Deuxièmement, l’ouvrage défend l’apport heuristique du concept d’échelle en insistant sur la (re)production sociale conflictuelle des échelles, l’aspect multiscalaire des phénomènes sociaux et la nécessaire articulation de la notion d’échelle avec d’autres concepts liés à l’espace. La partie théorique apporte également une réponse convaincante aux critiques en montrant que les réseaux ne constituent pas une voie alternative à la notion d’échelle. Selon les contributeurs, les réseaux ne flottent pas librement entre les échelles, mais y sont ancrés. La topologie horizontale des réseaux ne peut que compléter une perspective scalaire et non la remplacer.

Troisièmement, la prudence des contributeurs et la prise en compte des limites du concept d’échelle en permettent une compréhension fine et constituent un guide méthodologique permettant d’éviter les écueils du « scalo-centrisme » et du « déterminisme scalaire » qui semblent avoir entaché une partie de la littérature de la fin des années 1990. En rapport avec ce dernier point, le chapitre de Bob Jessop est particulièrement prudent sur la notion d’échelle et rappelle les pièges thématiques, méthodologiques et ontologiques liés à son utilisation pour conclure qu’elle n’est qu’un aspect d’un programme de recherche spatiotemporel plus large.

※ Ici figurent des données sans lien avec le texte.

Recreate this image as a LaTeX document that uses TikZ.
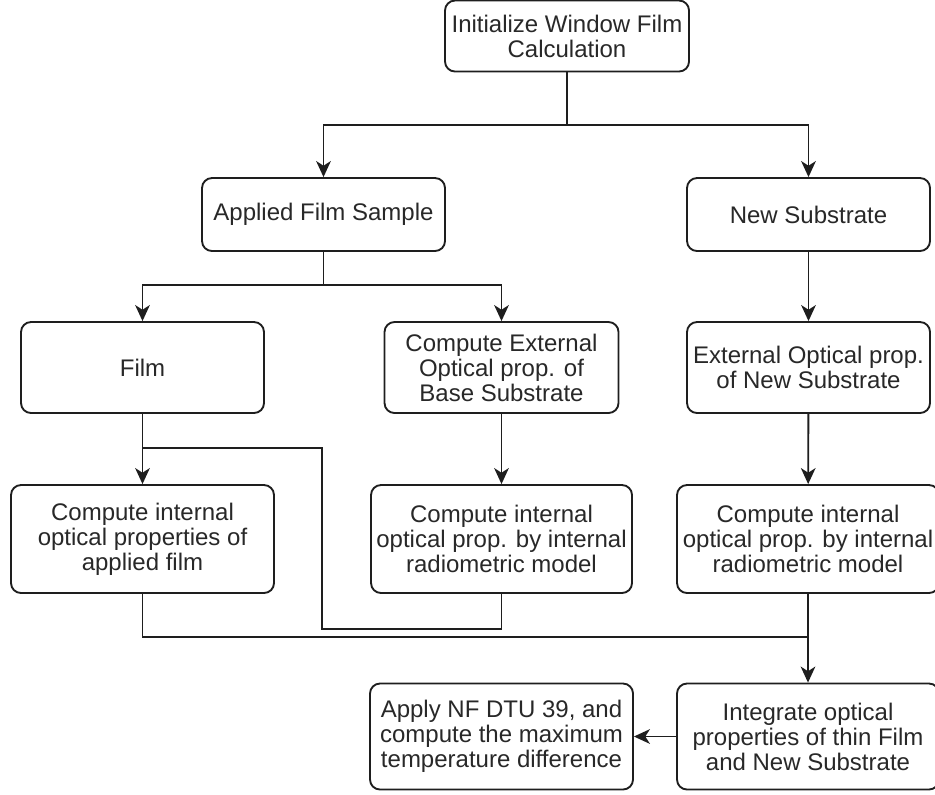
\documentclass[tikz,border=0pt]{standalone}
\usepackage{fontspec}
\setmainfont{Liberation Sans}
\usepackage{tikz}
\usetikzlibrary{arrows.meta,positioning,calc}
\usepackage{xcolor}
\definecolor{cLine}{RGB}{30,30,30}
\definecolor{cText}{RGB}{40,40,40}
\tikzset{
	fbox/.style={draw=cLine, line width=1.4pt, rounded corners=7.5pt,
		fill=white, inner sep=2pt, align=center, text=cText,
		font=\fontsize{18}{18.75}\selectfont},
	farr/.style={-{Stealth[length=12pt,width=11pt,inset=3.5pt]}, line width=1.4pt,
		draw=cLine},
	fline/.style={line width=1.4pt, draw=cLine},
}

\begin{document}
\begin{tikzpicture}[x=0.75pt, y=-0.75pt]
			\useasboundingbox (0,0) rectangle (935,794);
			\node[fbox, minimum width=183pt, minimum height=53.25pt] (init) at (567,36) {Initialize Window Film\\Calculation};
			\node[fbox, minimum width=182.25pt, minimum height=54.75pt] (applied) at (323.5,214.5) {Applied Film Sample};
			\node[fbox, minimum width=182.25pt, minimum height=54.75pt] (newsub) at (808.5,214.5) {New Substrate};
			\node[fbox, minimum width=182.25pt, minimum height=68.25pt] (film) at (142.5,367.5) {Film};
			\node[fbox, minimum width=175.5pt, minimum height=68.25pt] (extbase) at (501.5,367.5) {Compute External\\Optical prop. of\\Base Substrate};
			\node[fbox, minimum width=182.25pt, minimum height=68.25pt] (extnew) at (808.5,367.5) {External Optical prop.\\of New Substrate};
			\node[fbox, minimum width=197.25pt, minimum height=81pt] (intfilm) at (142.5,539) {Compute internal\\optical properties of\\applied film};
			\node[fbox, minimum width=195.75pt, minimum height=81pt] (intbase) at (501.5,539) {Compute internal\\optical prop. by internal\\radiometric model};
			\node[fbox, minimum width=196.5pt, minimum height=81pt] (intnew) at (808,539) {Compute internal\\optical prop. by internal\\radiometric model};
			\node[fbox, minimum width=197.25pt, minimum height=79.5pt] (apply) at (501.5,736.5) {Apply NF DTU 39, and\\compute the maximum\\temperature difference};
			\node[fbox, minimum width=196.5pt, minimum height=79.5pt] (integ) at (808,736.5) {Integrate optical\\properties of thin Film\\and New Substrate};
			\coordinate (split1) at (567,125);
			\coordinate (split2) at (323.5,285);
			\coordinate (back1) at (322,629);
			\coordinate (back2) at (322,448);
			\coordinate (back3) at (142.5,448);
			\coordinate (merge) at (808,637);
			\draw[farr] (init.south) -- (split1) -| (applied.north);
			\draw[farr] (split1) -| (newsub.north);
			\draw[farr] (applied.south) -- (split2) -| (film.north);
			\draw[farr] (split2) -| (extbase.north);
			\draw[farr] (newsub) -- (extnew);
			\draw[farr] (film) -- (intfilm);
			\draw[farr] (extbase) -- (intbase);
			\draw[farr] (extnew) -- (intnew);
			\draw[fline] (intbase.south) |- (back1) -- (back2) -- (back3);
			\draw[fline] (intfilm.south) |- (merge);
			\draw[farr] (intnew) -- (integ);
			\draw[farr] (integ) -- (apply);
		\end{tikzpicture}
\end{document}
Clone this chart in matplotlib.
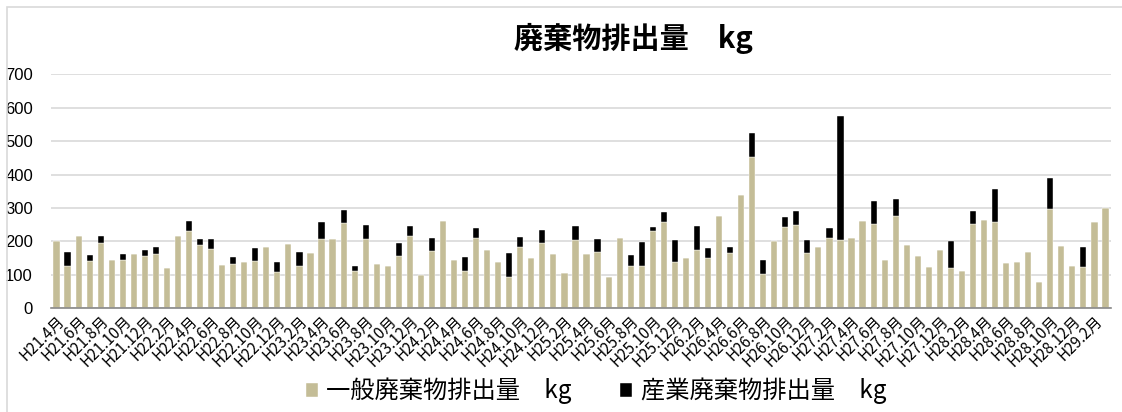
import matplotlib
matplotlib.use("Agg")
import matplotlib.pyplot as plt
import numpy as np
from matplotlib.patches import Rectangle

plt.rcParams['font.family'] = ['Noto Sans CJK JP', 'DejaVu Sans']

months = [
    "H21.4月", "H21.5月", "H21.6月", "H21.7月", "H21.8月", "H21.9月", "H21.10月", "H21.11月", "H21.12月", "H22.1月", "H22.2月", "H22.3月",
    "H22.4月", "H22.5月", "H22.6月", "H22.7月", "H22.8月", "H22.9月", "H22.10月", "H22.11月", "H22.12月", "H23.1月", "H23.2月", "H23.3月",
    "H23.4月", "H23.5月", "H23.6月", "H23.7月", "H23.8月", "H23.9月", "H23.10月", "H23.11月", "H23.12月", "H24.1月", "H24.2月", "H24.3月",
    "H24.4月", "H24.5月", "H24.6月", "H24.7月", "H24.8月", "H24.9月", "H24.10月", "H24.11月", "H24.12月", "H25.1月", "H25.2月", "H25.3月",
    "H25.4月", "H25.5月", "H25.6月", "H25.7月", "H25.8月", "H25.9月", "H25.10月", "H25.11月", "H25.12月", "H26.1月", "H26.2月", "H26.3月",
    "H26.4月", "H26.5月", "H26.6月", "H26.7月", "H26.8月", "H26.9月", "H26.10月", "H26.11月", "H26.12月", "H27.1月", "H27.2月", "H27.3月",
    "H27.4月", "H27.5月", "H27.6月", "H27.7月", "H27.8月", "H27.9月", "H27.10月", "H27.11月", "H27.12月", "H28.1月", "H28.2月", "H28.3月",
    "H28.4月", "H28.5月", "H28.6月", "H28.7月", "H28.8月", "H28.9月", "H28.10月", "H28.11月", "H28.12月", "H29.1月", "H29.2月", "H29.3月",
]

general_waste = [
    200, 128, 215, 141, 195, 144, 143, 162, 156, 163, 120, 216,
    232, 188, 177, 130, 133, 140, 141, 184, 109, 192, 128, 166,
    207, 207, 254, 113, 207, 133, 126, 155, 216, 101, 170, 261,
    144, 112, 210, 174, 139, 94, 182, 151, 195, 162, 105, 205,
    161, 167, 94, 210, 127, 127, 232, 258, 140, 151, 174, 149,
    276, 164, 340, 454, 104, 200, 244, 250, 165, 182, 210, 204,
    210, 262, 252, 144, 277, 190, 157, 123, 173, 122, 113, 251,
    264, 257, 135, 139, 169, 79, 298, 185, 126, 124, 259, 299,
]

industrial_waste = [
    0, 40, 0, 19, 20, 0, 19, 0, 18, 20, 0, 0,
    30, 20, 30, 0, 19, 0, 39, 0, 30, 0, 40, 0,
    50, 0, 40, 15, 41, 0, 0, 40, 31, 0, 40, 0,
    0, 41, 30, 0, 0, 71, 30, 0, 40, 0, 0, 42,
    0, 40, 0, 0, 31, 71, 10, 30, 64, 0, 71, 31,
    0, 20, 0, 70, 40, 0, 30, 40, 39, 0, 30, 371,
    0, 0, 70, 0, 49, 0, 0, 0, 0, 80, 0, 40,
    0, 101, 0, 0, 0, 0, 92, 0, 0, 60, 0, 0,
]

title = "廃棄物排出量　kg"
legend_labels = ["一般廃棄物排出量　kg", "産業廃棄物排出量　kg"]
yticks = [0, 100, 200, 300, 400, 500, 600, 700]

W, H = 1122, 412
fig = plt.figure(figsize=(W / 100, H / 100), dpi=100)
ax = fig.add_axes([51 / W, 1 - 308.3 / H, (1111 - 51) / W, (308.3 - 74.3) / H])

tan = "#C4BD97"
x = np.arange(len(months))
ax.bar(x, general_waste, width=0.56, color=tan, edgecolor="white", linewidth=0.3, zorder=3,
       label=legend_labels[0])
ax.bar(x, industrial_waste, width=0.56, bottom=general_waste, color="#000000",
       edgecolor="white", linewidth=0.3, zorder=3, label=legend_labels[1])

ax.set_xlim(-0.5, len(months) - 0.5)
ax.set_ylim(0, 700)
ax.set_yticks(yticks)
ax.set_yticklabels([str(v) for v in yticks], fontsize=12, family=['Liberation Sans', 'DejaVu Sans'])
ax.yaxis.grid(True, color="#D9D9D9", linewidth=1.2, zorder=0)
ax.set_axisbelow(True)
ax.tick_params(axis='y', length=0, pad=13)
ax.tick_params(axis='x', length=0, pad=3)
ax.set_xticks(x[::2])
ax.set_xticklabels(months[::2], rotation=45, ha='right', va='top', rotation_mode='anchor', fontsize=11)
for s in ['left', 'right', 'top']:
    ax.spines[s].set_visible(False)
ax.spines['bottom'].set_color('#888888')
ax.spines['bottom'].set_linewidth(1.2)
ax.spines['bottom'].set_zorder(4)

fig.text(633 / W, 1 - 38 / H, title, ha='center', va='center', fontsize=21, fontweight='bold')

leg = fig.legend(loc='center', bbox_to_anchor=(596 / W, 1 - 391 / H), ncol=2, frameon=False,
                 fontsize=17.5, handlelength=0.5, handleheight=0.5, handletextpad=0.35,
                 columnspacing=2.0)

# chart frame (partially outside the image)
fig.add_artist(Rectangle((6.5 / W, -0.1), 1.2, (1 - 7 / H) + 0.1, transform=fig.transFigure,
                         fill=False, edgecolor="#D9D9D9", linewidth=1.2))

fig.savefig("out.png", dpi=100)
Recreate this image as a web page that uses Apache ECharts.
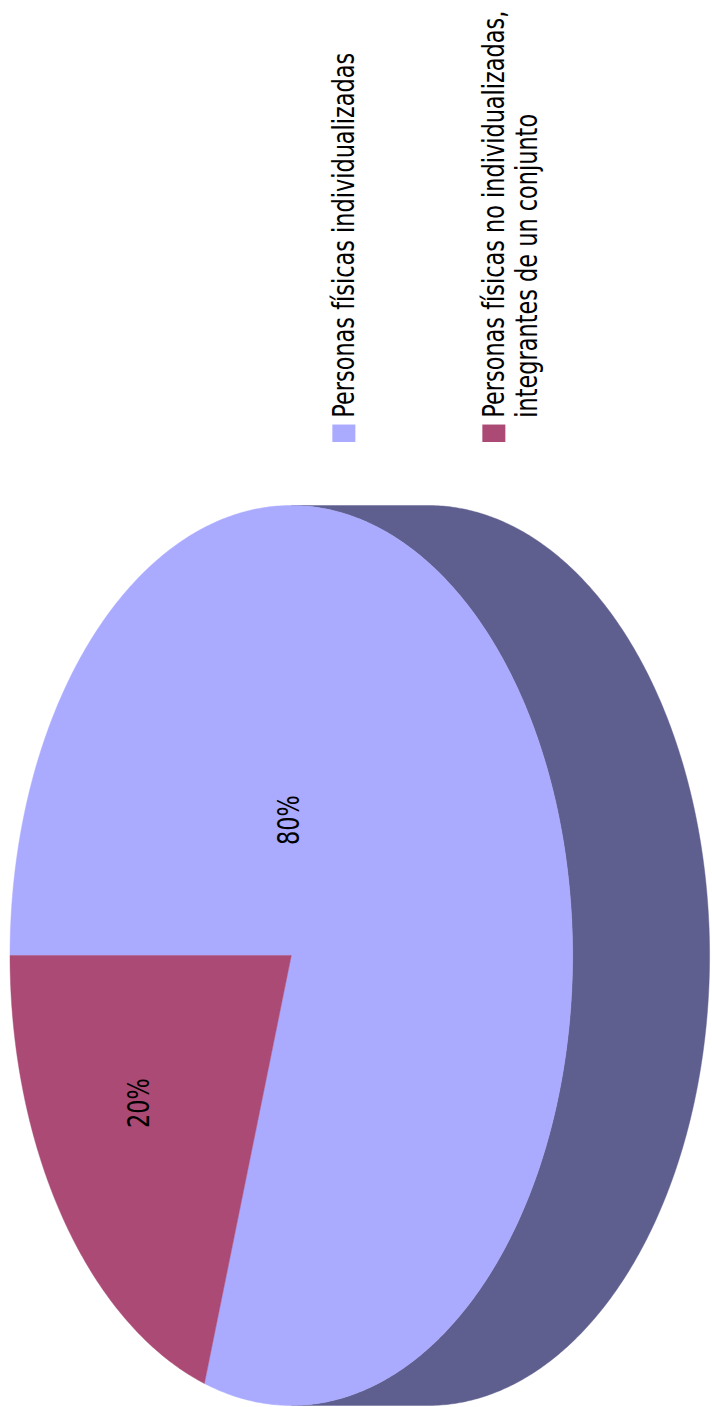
<!DOCTYPE html>
<html>
<head>
<meta charset="utf-8">
<script src="https://cdn.jsdelivr.net/npm/echarts@6/dist/echarts.min.js"></script>
<style>
  html, body { margin: 0; padding: 0; background: #ffffff; overflow: hidden; }
  #wrap { position: absolute; left: 0; top: 0; width: 712px; height: 1407px; overflow: hidden; }
  #chart {
    position: absolute; left: 0; top: 0;
    width: 1851px; height: 712px;
    transform-origin: 0 0;
    transform: translateY(1407px) rotate(-90deg) scaleX(0.76013);
  }
</style>
</head>
<body>
<div id="wrap"><div id="chart"></div></div>
<script>
// ---- data ----
const categories = [
  'Personas físicas individualizadas',
  'Personas físicas no individualizadas, integrantes de un conjunto'
];
const values = [80, 20];

// ---- styles ----
const topColors = ['#AAAAFF', '#AA4A75'];
const sideColors = ['#5F5F8F', '#6A2E49'];
const FONT = 'DejaVu Sans';
const FONT_SIZE = 29.5;
const LINE_H = 33.3;

// pie layout (chart frame before the page rotation)
const PIE = { cx: 594, cy: 291.3, rx: 592, ry: 281.3, depth: 137 };
// label anchors as fractions of the radii
const labelAt = [[0.301, -0.008], [-0.328, -0.541]];

const total = values.reduce((a, b) => a + b, 0);

function pt(t, dz) {
  return [PIE.cx + PIE.rx * Math.sin(t), PIE.cy - PIE.ry * Math.cos(t) + (dz || 0)];
}

function arcPoints(a0, a1, dz) {
  const pts = [];
  const n = Math.max(2, Math.ceil((a1 - a0) / (Math.PI / 360)));
  for (let k = 0; k <= n; k++) pts.push(pt(a0 + (a1 - a0) * k / n, dz));
  return pts;
}

function makeRender(i) {
  return function (params, api) {
    const v = api.value(0);
    let before = 0;
    for (let k = 0; k < i; k++) before += values[k];
    const a0 = before / total * 2 * Math.PI;
    const a1 = (before + v) / total * 2 * Math.PI;
    const children = [];
    // side wall (visible lower half)
    const s0 = Math.max(a0, Math.PI / 2), s1 = Math.min(a1, 1.5 * Math.PI);
    if (s1 > s0) {
      const upper = arcPoints(s0, s1, 0);
      const lower = arcPoints(s0, s1, PIE.depth).reverse();
      children.push({
        type: 'polygon',
        shape: { points: upper.concat(lower) },
        style: { fill: sideColors[i], stroke: sideColors[i], lineWidth: 0.5 }
      });
    }
    // top face
    const topPts = [[PIE.cx, PIE.cy]].concat(arcPoints(a0, a1, 0));
    children.push({
      type: 'polygon',
      shape: { points: topPts },
      style: { fill: topColors[i], stroke: topColors[i], lineWidth: 0.5 }
    });
    // label
    children.push({
      type: 'text',
      x: PIE.cx + labelAt[i][0] * PIE.rx,
      y: PIE.cy + labelAt[i][1] * PIE.ry,
      style: {
        text: Math.round(v / total * 100) + '%',
        fill: '#000000',
        font: FONT_SIZE + 'px "' + FONT + '"',
        align: 'center',
        verticalAlign: 'middle'
      }
    });
    return { type: 'group', children: children };
  };
}

const chart = echarts.init(document.getElementById('chart'), null, {
  renderer: 'svg', width: 1851, height: 712
});

const series = categories.map((name, i) => ({
  type: 'custom',
  name: name,
  coordinateSystem: 'none',
  itemStyle: { color: topColors[i] },
  data: [[values[i]]],
  renderItem: makeRender(i),
  silent: true
}));

const richText = {
  a: { fontFamily: FONT, fontSize: FONT_SIZE, lineHeight: LINE_H, color: '#000000', padding: [0, 0, 0, 4] },
  p: { fontFamily: FONT, fontSize: FONT_SIZE, lineHeight: LINE_H, color: '#000000' }
};

const legendBase = {
  orient: 'vertical',
  padding: 0,
  icon: 'rect',
  itemWidth: 23,
  itemHeight: 23,
  selectedMode: false,
  left: 1269.5,
  textStyle: { fontFamily: FONT, fontSize: FONT_SIZE, color: '#000000', rich: richText }
};

chart.setOption({
  animation: false,
  backgroundColor: '#ffffff',
  legend: [
    Object.assign({}, legendBase, {
      data: [categories[0]],
      top: 334 - (LINE_H - 23) / 2,
      formatter: n => '{a|' + n + '}'
    }),
    Object.assign({}, legendBase, {
      data: [categories[1]],
      top: 484 - (3 * LINE_H - 23) / 2,
      formatter: n => '{p| }\n{a|' + n.replace(', ', ',}\n{a|') + '}'
    })
  ],
  series: series
});
</script>
</body>
</html>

Enfin, fidèles à leur approche multiscalaire des phénomènes sociaux, les contributeurs abordent une grande variété de cas articulant le local au global, en passant par l’urbain et le national. On pourra noter une critique particulièrement bien écrite du culte de la créativité urbaine dans laquelle Jamie Peck dénonce la reformulation de programmes urbains néolibéraux sous le vocable plus positif de politiques d’attraction de la « classe créative ». La perspective historique de Swyngedouw sur la politique de l’eau de l’Espagne fasciste constitue un exemple de perspective scalaire et montre bien comment les changements d’échelle du bassin versant au national, puis du national à l’international ont permis la réalisation de la politique de Franco. La dernière partie, consacrée aux mouvements sociaux, aborde l’importance de la notion d’échelle pour contester l’ordre social, notamment à travers la notion d’upscaling qui traduit la capacité d’un mouvement social à changer l’échelle de la contestation du local au mondial. Cette partie ne prétend cependant pas que la montée en échelle vers le mondial soit la voie à suivre pour tous les mouvements sociaux. Janet Conway, dans son chapitre sur le forum social mondial, insiste ainsi sur l’aspect trans-scalaire du forum, lequel réaffirme l’importance du local malgré son institutionnalisation à l’échelle mondiale.

Pour conclure, ajoutons que cet ouvrage donne une vue d’ensemble large et nuancée de l’apport d’une perspective scalaire pour une approche critique en sciences sociales. S’il constitue une prise de position claire en faveur de l’étude des échelles dans les sciences sociales et une réponse argumentée théoriquement et illustrée empiriquement aux critiques de cette notion, il ne répond toutefois pas complètement à la question posée par Byron Miller en titre de son chapitre : l’échelle est-elle un concept chaotique ? En effet, la possibilité de traiter tout phénomène comme scalaire et les précautions nécessaires à l’emploi de la notion d’échelle soulevées par la majorité des contributeurs ainsi que par les éditeurs eux-mêmes semblent indiquer la difficulté de la tâche et les nombreux pièges qui se dressent sur la route du chercheur voulant adopter une telle perspective.